- **DATA SHOWN**:

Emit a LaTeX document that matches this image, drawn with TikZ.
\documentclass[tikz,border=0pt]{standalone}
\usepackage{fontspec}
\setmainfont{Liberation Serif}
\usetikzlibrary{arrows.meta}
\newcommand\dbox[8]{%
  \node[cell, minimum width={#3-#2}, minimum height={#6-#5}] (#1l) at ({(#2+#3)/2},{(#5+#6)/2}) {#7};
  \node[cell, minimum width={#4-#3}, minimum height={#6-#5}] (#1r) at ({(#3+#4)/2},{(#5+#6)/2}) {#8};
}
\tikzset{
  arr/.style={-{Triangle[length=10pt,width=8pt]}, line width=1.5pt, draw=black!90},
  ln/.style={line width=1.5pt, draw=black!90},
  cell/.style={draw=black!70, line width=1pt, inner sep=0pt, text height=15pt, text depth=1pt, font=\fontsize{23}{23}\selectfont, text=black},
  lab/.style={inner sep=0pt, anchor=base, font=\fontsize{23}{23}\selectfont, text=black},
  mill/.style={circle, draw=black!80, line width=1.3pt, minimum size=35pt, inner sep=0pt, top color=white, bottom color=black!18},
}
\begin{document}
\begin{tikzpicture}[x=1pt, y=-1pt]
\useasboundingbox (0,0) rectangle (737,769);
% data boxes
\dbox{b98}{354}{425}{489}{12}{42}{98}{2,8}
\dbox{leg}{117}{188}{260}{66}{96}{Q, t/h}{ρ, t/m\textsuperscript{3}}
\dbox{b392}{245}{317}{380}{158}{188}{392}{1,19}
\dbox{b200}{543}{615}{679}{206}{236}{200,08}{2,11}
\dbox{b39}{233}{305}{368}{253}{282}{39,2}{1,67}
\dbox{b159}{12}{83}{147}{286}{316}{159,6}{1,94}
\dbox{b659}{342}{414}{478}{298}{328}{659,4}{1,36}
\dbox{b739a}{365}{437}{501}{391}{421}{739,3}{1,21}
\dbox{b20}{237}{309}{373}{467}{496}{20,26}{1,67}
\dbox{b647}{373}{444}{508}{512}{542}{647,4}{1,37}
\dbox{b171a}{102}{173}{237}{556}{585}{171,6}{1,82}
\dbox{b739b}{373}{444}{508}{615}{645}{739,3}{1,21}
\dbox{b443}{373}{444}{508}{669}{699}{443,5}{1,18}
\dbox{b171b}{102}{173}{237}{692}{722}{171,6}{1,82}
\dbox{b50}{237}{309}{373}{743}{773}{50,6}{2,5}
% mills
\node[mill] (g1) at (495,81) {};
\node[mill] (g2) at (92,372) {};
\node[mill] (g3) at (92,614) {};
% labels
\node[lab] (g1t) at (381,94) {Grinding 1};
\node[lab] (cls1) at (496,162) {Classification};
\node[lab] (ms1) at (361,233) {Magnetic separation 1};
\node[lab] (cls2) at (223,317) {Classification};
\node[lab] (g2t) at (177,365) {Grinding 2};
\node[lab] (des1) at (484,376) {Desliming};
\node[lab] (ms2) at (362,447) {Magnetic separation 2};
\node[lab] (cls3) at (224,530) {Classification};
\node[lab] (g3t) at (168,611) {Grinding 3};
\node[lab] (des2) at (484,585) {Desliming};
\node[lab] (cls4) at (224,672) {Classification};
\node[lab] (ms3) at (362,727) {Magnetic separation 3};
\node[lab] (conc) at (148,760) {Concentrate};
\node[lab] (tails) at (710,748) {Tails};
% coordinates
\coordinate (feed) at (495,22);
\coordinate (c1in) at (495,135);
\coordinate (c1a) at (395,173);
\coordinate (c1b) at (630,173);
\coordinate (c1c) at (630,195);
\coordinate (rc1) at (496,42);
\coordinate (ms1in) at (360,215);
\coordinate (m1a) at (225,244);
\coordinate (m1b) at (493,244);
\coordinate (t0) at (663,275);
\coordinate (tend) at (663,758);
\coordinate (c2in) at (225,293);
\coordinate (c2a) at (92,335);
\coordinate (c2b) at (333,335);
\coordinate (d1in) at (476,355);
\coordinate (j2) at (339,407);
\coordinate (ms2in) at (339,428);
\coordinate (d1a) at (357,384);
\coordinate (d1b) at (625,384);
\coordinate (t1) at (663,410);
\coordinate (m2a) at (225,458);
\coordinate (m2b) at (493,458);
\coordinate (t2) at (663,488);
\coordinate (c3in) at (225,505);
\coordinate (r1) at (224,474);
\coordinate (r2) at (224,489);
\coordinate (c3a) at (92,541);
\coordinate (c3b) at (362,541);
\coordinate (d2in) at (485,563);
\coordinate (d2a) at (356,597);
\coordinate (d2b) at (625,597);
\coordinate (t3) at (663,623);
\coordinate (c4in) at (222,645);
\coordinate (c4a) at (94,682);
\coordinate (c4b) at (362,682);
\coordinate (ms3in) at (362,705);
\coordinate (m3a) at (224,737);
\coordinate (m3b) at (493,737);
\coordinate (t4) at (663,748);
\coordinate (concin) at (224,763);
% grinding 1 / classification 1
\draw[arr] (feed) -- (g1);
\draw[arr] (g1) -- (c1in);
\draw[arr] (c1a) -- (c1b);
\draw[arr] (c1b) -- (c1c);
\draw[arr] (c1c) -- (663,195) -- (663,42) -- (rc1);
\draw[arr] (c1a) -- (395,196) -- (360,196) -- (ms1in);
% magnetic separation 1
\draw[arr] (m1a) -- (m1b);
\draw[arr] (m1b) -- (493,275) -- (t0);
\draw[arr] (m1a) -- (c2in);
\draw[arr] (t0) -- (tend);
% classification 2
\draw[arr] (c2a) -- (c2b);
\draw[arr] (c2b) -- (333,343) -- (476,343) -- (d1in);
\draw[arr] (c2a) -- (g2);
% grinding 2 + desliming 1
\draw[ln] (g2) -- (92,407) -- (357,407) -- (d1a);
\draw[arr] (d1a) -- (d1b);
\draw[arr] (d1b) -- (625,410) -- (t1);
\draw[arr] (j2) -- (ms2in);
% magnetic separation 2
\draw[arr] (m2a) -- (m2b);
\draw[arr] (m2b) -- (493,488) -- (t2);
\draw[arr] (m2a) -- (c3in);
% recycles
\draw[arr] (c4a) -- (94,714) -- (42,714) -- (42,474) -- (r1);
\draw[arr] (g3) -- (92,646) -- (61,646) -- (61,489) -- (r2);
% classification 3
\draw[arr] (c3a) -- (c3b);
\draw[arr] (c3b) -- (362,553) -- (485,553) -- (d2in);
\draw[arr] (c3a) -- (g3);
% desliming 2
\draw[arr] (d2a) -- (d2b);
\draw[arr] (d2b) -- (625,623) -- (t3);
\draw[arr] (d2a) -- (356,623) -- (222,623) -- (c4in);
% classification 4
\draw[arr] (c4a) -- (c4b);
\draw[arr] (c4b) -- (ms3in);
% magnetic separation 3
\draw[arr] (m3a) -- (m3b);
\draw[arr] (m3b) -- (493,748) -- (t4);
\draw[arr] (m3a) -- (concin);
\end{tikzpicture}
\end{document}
---
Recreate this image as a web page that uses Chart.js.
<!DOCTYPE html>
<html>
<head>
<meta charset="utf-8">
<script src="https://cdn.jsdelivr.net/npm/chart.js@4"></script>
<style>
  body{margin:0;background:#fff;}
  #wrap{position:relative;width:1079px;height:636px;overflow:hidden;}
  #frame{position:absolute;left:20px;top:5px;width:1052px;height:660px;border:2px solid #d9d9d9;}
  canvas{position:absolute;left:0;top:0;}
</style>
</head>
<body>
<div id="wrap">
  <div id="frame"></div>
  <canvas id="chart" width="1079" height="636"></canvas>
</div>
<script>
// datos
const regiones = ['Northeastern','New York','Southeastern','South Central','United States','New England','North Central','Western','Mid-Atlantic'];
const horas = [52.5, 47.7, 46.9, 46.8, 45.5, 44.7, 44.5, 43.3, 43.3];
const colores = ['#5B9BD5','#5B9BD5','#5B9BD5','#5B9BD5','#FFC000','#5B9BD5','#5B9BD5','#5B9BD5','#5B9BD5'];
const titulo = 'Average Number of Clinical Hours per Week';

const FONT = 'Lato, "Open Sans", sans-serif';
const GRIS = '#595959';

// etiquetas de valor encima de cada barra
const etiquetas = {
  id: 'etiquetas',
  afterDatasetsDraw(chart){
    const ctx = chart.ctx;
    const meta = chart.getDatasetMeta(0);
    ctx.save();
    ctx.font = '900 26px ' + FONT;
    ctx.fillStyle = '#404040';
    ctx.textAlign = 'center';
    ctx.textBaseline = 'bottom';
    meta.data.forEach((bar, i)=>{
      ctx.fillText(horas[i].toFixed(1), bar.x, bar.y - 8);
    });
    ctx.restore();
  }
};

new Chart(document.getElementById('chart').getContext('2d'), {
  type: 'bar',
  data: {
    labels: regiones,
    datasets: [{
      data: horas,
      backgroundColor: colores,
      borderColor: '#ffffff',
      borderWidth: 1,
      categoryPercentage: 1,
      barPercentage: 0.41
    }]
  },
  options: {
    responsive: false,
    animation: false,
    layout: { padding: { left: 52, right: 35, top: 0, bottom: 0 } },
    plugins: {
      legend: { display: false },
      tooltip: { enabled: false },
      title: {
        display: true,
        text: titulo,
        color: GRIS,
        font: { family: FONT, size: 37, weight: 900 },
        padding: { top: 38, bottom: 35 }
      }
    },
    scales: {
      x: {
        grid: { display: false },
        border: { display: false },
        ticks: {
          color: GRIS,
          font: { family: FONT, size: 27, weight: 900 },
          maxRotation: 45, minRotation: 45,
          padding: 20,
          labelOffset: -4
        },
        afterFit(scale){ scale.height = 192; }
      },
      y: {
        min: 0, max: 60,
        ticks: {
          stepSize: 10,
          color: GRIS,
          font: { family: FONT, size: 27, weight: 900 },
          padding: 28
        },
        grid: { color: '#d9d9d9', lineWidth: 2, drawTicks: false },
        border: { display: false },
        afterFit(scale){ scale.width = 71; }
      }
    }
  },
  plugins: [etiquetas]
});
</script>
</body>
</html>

- **SET EXERCISE**: Look through the material above and pick out each line holding the word "that".

- **RESULT**:
Emit a LaTeX document that matches this image, drawn with TikZ.
Recreate this image as a web page that uses Chart.js.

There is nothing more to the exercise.